# Personal Best on a fly at the Berry



## iceicebaby (Dec 17, 2007)

I had been to strawberry on a float tube over at renegade the previous week and caught 7 before noon and the wind so a week later I was itchin to get back up to those bruisers. Those who say the cuts fight like...well they don't, I believe are not fly fisherman. After those 7, largest being 22, my arm was so very tired I couldn't cast my rapala with my spinning setup, which I believe is a good problem to have. Anywho the next week, Friday the 5th, I set back up with a couple friends and we went to the ladders. I was trolling along in very shallow water when this bad boy grabs my leech. I saw the head and tail in the distance and decided I was going to let this one play for a while.
[attachment=0:3fiw7txf]happiness24.jpg[/attachment:3fiw7txf]
24 and lovely. I'll fight those cutts anyday on a fly rod.


----------



## wyoguy (Mar 4, 2010)

Very nice fish!


----------



## dartangion (Jul 2, 2008)

Nice fish man!

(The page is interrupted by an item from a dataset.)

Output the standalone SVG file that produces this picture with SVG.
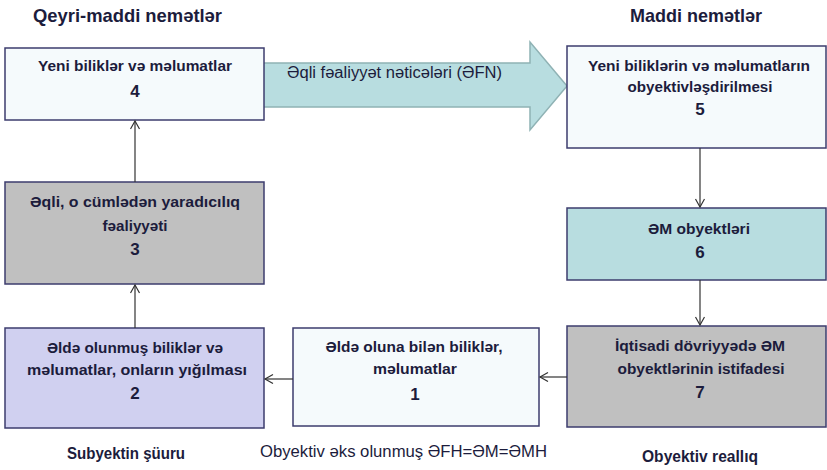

Nothing better than feeling those Cutts slam a leech.


----------



## trout bum (Oct 5, 2010)

Compared to a lot of other lakes, those cutts dont fight that hard. And I am a flyfisherman.


----------



## Dannyboy (Oct 27, 2010)

That is a nice fish! I need to get up there.... i say this every week, but something always comes up.


----------



## LOAH (Sep 29, 2007)

Nice catch. Who cares about the fight of a Berry cutt? I've had lazy ones and tough ones. They all taste great though...


----------



## orvis1 (Sep 7, 2007)

LOAH said:


> Nice catch. Who cares about the fight of a Berry cutt? I've had lazy ones and tough ones. They all taste great though...


They fight like hell....

But the save it for the net....

Nice fish long time no see how ya been Ice Ice Baby?


----------



## iceicebaby (Dec 17, 2007)

Been doin alright. Done a bit of fishin this year but afraid to post since everyone complains about hotspotting  I have been to a few new places this year and it has been a great year for fishing. Now I am getting ready for the hard deck like everyone else is. Got new ice armor suit, quickfish 6, big buddy. Can't wait to get to use em! We'll go out again this year.


----------